The industry is currently scrambling to implement Secure On-Board Communication (SecOC) protocols to prevent message injection on these high-speed buses. However, the complexity of these active suspension systems means that security is often an afterthought compared to performance metrics like “g-force damping” or “pitch control.”
The 30-Second Verdict
- Market Shift: The war for EV supremacy has moved from battery chemistry to chassis intelligence.
- Technical Reality: Predictive suspension is only as good as its inference latency; anything over 20ms is a failure in real-world conditions.
- Security Warning: Centralizing chassis control increases the potential impact of a bus-level exploit.

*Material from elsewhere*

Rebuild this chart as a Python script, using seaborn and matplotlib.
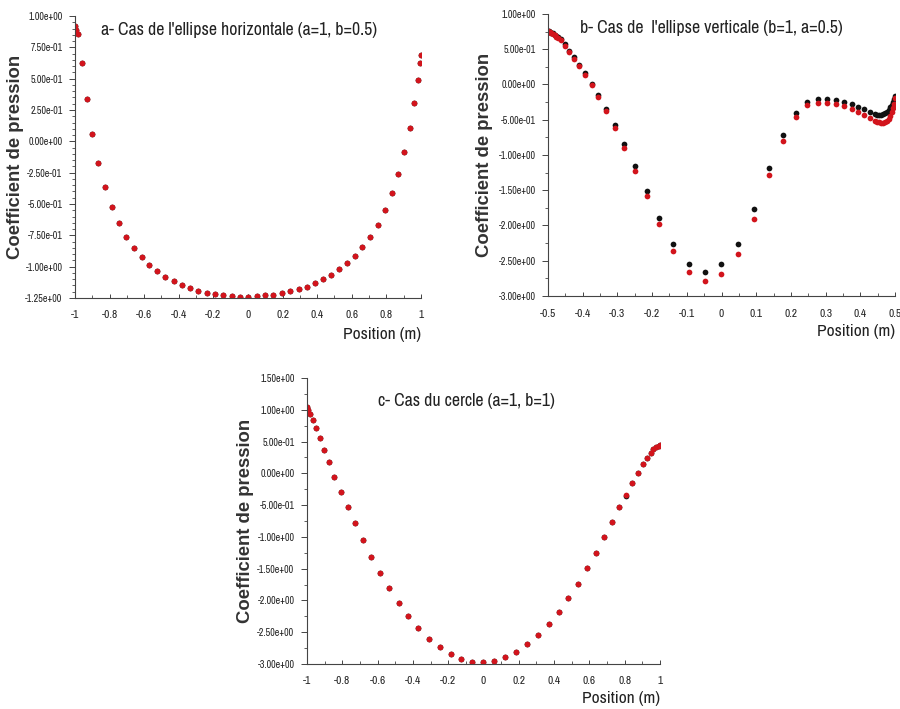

- Future Outlook: Expect to see these systems move toward “suspension-as-a-service” subscription models, where premium damping profiles are unlocked via software paywalls.
the Chinese push into intelligent suspension is a masterclass in vertical integration. By owning the full stack—from the sensor hardware to the RTOS and the proprietary control logic—these firms are creating a moat that traditional European and American OEMs, hampered by legacy supplier relationships and disjointed software architectures, will struggle to cross. Whether this leads to a superior driving experience or just a more complex, harder-to-repair vehicle remains to be seen. In the world of high-tech automotive engineering, the code is now just as important as the steel.